Show all lines that include the string "page"; copy each one.

::::::::::

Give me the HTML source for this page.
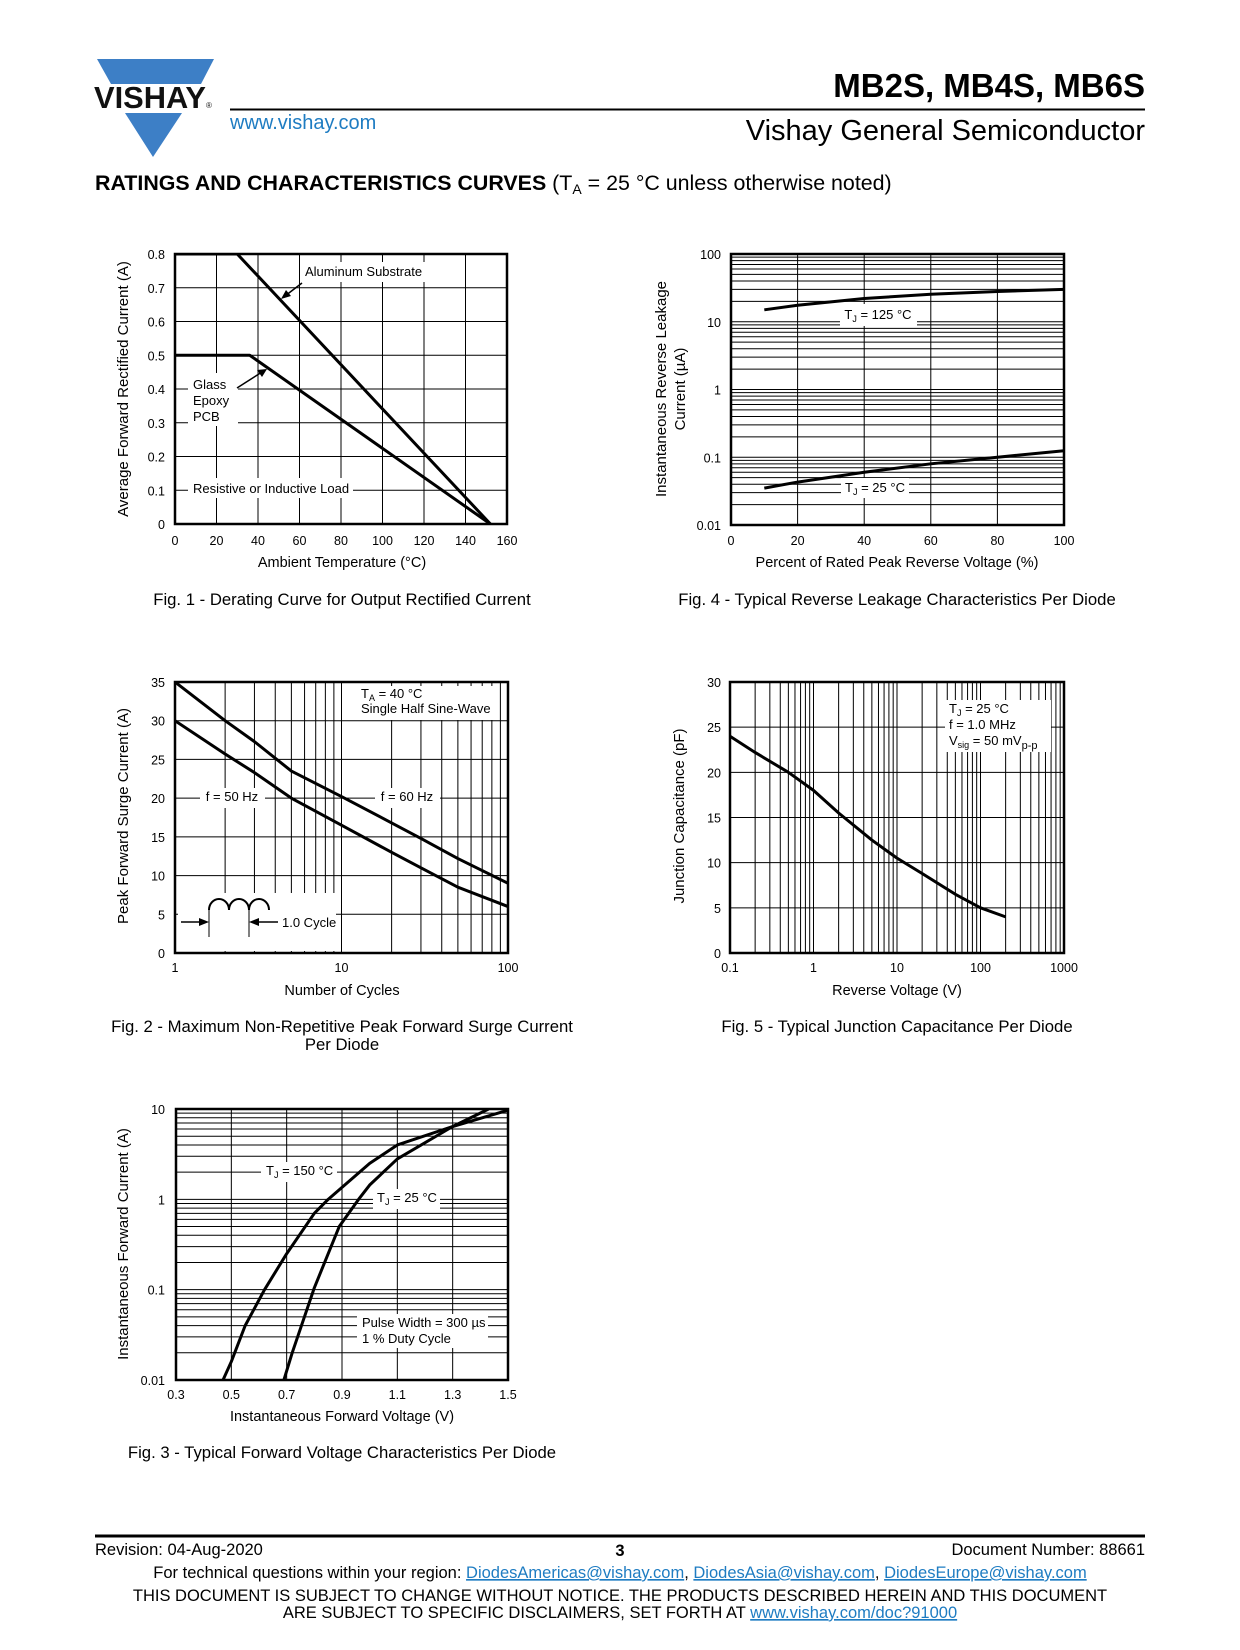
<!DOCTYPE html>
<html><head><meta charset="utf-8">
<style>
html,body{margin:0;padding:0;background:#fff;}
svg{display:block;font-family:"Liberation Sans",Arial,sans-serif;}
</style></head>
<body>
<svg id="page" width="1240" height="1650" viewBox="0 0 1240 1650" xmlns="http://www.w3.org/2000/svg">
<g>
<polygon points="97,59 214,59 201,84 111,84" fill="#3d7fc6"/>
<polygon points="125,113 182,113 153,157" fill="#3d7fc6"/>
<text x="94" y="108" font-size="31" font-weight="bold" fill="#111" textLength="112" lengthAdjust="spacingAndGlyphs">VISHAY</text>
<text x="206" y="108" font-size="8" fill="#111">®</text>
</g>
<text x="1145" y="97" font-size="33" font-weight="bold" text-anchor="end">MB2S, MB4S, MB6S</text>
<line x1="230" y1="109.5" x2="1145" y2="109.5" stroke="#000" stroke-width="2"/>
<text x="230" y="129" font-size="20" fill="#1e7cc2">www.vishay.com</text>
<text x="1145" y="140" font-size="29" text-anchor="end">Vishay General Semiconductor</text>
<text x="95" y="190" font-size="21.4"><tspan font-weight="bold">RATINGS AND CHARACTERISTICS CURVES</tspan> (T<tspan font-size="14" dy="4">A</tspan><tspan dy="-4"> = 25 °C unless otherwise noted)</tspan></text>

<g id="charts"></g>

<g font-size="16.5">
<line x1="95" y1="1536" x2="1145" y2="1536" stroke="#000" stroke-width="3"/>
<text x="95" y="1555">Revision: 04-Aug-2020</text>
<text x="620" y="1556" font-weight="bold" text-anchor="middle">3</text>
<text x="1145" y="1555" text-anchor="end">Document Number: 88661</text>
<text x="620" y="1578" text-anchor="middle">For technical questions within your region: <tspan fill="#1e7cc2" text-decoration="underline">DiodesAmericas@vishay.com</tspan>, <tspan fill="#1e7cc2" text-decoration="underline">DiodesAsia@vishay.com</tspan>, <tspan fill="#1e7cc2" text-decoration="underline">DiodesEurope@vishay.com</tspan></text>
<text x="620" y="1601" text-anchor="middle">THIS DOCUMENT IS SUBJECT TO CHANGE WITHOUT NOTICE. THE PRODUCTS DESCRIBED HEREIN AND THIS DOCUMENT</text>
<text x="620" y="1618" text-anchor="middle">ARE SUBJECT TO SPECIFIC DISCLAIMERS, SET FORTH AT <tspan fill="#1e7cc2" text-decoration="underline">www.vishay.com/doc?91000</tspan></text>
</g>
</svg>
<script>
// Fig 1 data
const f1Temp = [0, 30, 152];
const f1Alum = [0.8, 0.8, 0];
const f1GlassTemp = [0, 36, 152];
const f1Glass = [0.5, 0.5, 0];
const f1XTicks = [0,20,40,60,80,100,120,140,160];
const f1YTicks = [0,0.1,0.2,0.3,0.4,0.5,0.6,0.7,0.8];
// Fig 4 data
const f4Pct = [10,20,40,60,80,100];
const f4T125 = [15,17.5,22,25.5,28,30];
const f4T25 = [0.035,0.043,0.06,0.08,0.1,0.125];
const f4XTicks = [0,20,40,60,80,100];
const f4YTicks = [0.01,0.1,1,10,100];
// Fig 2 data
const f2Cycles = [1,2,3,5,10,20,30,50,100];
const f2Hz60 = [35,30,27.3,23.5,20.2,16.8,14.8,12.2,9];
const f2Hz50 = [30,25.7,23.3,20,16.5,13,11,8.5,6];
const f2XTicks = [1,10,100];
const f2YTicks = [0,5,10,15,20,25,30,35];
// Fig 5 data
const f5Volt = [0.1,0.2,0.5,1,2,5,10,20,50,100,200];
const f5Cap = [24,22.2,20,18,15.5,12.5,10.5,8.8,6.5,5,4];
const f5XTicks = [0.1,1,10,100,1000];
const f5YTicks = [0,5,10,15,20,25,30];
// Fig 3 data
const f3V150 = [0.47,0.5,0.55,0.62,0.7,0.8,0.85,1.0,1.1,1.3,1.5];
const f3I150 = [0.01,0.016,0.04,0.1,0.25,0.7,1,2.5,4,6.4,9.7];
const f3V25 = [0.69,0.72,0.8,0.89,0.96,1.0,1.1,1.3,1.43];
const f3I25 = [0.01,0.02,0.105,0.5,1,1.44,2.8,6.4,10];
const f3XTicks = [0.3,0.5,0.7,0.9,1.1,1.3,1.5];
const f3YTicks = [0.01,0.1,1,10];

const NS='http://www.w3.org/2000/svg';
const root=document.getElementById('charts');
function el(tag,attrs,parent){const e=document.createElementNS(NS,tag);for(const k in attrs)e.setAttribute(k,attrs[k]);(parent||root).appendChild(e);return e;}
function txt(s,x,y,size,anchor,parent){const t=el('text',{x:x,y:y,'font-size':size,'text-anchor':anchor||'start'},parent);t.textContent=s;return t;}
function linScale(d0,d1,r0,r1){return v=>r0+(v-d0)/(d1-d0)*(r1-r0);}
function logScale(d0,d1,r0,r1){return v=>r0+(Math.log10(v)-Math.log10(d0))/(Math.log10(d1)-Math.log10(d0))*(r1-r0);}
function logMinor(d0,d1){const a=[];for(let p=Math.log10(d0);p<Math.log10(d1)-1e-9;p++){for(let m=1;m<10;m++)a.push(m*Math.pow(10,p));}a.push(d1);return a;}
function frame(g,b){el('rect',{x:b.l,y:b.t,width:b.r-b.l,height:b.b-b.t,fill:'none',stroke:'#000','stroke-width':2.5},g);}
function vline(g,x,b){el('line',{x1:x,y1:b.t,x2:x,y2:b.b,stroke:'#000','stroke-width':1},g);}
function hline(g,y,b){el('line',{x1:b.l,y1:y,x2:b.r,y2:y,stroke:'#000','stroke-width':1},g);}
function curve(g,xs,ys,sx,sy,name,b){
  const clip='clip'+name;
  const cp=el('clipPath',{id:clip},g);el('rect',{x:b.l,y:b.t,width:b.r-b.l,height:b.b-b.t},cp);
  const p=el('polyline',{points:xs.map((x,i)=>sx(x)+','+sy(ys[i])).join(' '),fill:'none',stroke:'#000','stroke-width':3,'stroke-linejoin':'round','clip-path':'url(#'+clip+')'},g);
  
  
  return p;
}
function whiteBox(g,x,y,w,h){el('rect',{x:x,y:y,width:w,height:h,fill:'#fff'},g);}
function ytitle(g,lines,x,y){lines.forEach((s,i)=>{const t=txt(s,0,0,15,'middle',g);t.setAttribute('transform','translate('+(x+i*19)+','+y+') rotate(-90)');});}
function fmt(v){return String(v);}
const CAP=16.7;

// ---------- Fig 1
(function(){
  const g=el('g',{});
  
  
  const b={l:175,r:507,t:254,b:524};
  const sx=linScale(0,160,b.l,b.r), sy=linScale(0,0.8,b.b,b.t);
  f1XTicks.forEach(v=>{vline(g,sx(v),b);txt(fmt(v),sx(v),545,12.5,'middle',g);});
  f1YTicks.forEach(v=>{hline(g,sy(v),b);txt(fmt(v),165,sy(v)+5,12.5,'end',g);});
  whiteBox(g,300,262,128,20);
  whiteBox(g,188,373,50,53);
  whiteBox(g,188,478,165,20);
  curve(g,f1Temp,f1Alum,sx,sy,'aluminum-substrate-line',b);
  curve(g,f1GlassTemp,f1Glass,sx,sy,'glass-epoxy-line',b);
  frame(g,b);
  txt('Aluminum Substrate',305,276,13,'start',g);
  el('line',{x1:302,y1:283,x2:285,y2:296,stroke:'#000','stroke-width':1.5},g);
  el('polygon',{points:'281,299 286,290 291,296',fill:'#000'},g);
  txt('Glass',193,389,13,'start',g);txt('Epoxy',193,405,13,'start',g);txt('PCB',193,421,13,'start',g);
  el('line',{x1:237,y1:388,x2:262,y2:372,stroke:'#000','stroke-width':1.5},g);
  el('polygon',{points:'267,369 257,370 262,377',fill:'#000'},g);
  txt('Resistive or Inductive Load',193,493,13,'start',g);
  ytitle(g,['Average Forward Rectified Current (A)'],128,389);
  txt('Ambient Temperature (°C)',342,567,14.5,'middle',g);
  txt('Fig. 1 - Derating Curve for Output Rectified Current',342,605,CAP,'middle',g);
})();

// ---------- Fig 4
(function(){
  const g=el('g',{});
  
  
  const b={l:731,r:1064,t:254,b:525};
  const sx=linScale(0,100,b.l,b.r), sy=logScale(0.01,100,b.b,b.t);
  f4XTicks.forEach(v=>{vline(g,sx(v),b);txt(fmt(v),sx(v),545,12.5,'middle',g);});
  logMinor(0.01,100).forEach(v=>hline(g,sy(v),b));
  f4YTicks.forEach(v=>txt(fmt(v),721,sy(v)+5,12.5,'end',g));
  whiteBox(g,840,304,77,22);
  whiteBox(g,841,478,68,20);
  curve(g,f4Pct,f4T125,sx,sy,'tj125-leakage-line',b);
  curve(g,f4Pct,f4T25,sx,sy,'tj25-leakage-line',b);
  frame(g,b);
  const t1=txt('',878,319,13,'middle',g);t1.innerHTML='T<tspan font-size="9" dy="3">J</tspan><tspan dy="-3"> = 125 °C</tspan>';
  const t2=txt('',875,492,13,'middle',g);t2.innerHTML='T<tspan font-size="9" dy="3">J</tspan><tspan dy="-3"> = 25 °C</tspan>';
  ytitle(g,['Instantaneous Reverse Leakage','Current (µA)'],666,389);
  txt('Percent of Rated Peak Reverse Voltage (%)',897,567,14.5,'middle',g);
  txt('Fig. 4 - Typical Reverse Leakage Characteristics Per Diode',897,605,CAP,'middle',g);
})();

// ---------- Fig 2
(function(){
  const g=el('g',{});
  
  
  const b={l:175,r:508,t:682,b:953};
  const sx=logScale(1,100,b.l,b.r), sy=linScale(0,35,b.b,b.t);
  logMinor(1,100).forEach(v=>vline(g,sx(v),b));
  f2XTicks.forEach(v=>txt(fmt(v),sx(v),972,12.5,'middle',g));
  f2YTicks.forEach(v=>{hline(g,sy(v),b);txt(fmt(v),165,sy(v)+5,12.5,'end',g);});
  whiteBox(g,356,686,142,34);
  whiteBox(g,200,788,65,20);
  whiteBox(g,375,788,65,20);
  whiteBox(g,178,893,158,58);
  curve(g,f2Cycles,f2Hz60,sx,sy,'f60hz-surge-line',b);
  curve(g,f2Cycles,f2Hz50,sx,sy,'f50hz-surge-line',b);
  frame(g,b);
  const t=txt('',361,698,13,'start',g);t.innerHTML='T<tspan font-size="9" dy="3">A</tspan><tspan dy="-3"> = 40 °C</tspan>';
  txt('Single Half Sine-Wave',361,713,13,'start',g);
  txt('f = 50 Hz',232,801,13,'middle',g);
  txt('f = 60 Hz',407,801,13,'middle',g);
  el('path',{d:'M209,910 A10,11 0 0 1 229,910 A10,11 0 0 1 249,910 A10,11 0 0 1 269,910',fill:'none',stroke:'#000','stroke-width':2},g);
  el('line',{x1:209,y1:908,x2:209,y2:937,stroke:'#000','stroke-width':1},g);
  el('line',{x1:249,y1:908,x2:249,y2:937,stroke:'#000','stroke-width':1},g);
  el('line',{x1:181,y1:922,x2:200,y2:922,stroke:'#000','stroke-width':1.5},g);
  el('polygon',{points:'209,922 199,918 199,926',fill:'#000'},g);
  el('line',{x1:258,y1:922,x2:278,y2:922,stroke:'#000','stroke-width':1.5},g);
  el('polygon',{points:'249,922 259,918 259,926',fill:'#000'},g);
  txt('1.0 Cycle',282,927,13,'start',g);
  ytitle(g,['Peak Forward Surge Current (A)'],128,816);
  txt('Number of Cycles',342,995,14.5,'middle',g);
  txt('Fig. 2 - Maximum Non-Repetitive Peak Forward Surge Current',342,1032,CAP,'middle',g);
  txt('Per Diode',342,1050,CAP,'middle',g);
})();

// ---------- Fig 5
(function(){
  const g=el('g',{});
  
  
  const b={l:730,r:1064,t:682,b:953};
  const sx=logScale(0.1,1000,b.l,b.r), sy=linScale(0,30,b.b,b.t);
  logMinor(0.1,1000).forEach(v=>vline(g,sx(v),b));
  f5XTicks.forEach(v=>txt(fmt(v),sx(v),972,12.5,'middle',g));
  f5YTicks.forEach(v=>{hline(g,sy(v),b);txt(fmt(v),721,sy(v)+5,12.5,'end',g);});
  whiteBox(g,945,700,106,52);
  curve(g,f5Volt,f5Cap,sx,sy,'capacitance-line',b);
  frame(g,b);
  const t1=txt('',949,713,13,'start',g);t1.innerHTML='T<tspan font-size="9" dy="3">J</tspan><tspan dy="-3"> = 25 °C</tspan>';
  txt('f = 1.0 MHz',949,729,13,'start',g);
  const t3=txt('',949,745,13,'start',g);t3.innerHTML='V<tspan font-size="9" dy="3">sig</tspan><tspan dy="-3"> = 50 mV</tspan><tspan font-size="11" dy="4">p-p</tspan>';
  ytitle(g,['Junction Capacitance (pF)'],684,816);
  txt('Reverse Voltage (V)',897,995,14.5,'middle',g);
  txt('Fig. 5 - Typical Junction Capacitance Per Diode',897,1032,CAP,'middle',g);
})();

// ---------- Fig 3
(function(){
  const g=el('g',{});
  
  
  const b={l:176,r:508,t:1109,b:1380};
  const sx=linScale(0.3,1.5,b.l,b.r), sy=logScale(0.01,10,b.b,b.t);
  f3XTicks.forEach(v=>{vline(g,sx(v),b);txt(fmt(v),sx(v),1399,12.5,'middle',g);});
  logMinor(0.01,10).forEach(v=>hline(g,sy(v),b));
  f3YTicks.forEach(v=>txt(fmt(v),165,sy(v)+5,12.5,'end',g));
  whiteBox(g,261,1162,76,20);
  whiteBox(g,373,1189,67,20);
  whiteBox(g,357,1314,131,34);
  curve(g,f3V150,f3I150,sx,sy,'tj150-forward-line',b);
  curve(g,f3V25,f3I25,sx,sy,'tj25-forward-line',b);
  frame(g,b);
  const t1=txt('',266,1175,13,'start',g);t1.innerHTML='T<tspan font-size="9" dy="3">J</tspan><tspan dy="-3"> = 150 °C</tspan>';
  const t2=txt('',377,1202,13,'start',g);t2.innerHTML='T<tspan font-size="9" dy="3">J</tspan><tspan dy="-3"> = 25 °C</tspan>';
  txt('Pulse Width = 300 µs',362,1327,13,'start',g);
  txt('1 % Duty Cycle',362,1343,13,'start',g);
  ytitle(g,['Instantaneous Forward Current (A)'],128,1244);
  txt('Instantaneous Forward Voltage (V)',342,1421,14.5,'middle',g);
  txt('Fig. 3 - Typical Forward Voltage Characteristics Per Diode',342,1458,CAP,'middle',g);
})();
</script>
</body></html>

::::::::::

RESPONSE TO THIS EXERCISE:
Give me the HTML source for this page.
<svg id="page" width="1240" height="1650" viewBox="0 0 1240 1650" xmlns="http://www.w3.org/2000/svg">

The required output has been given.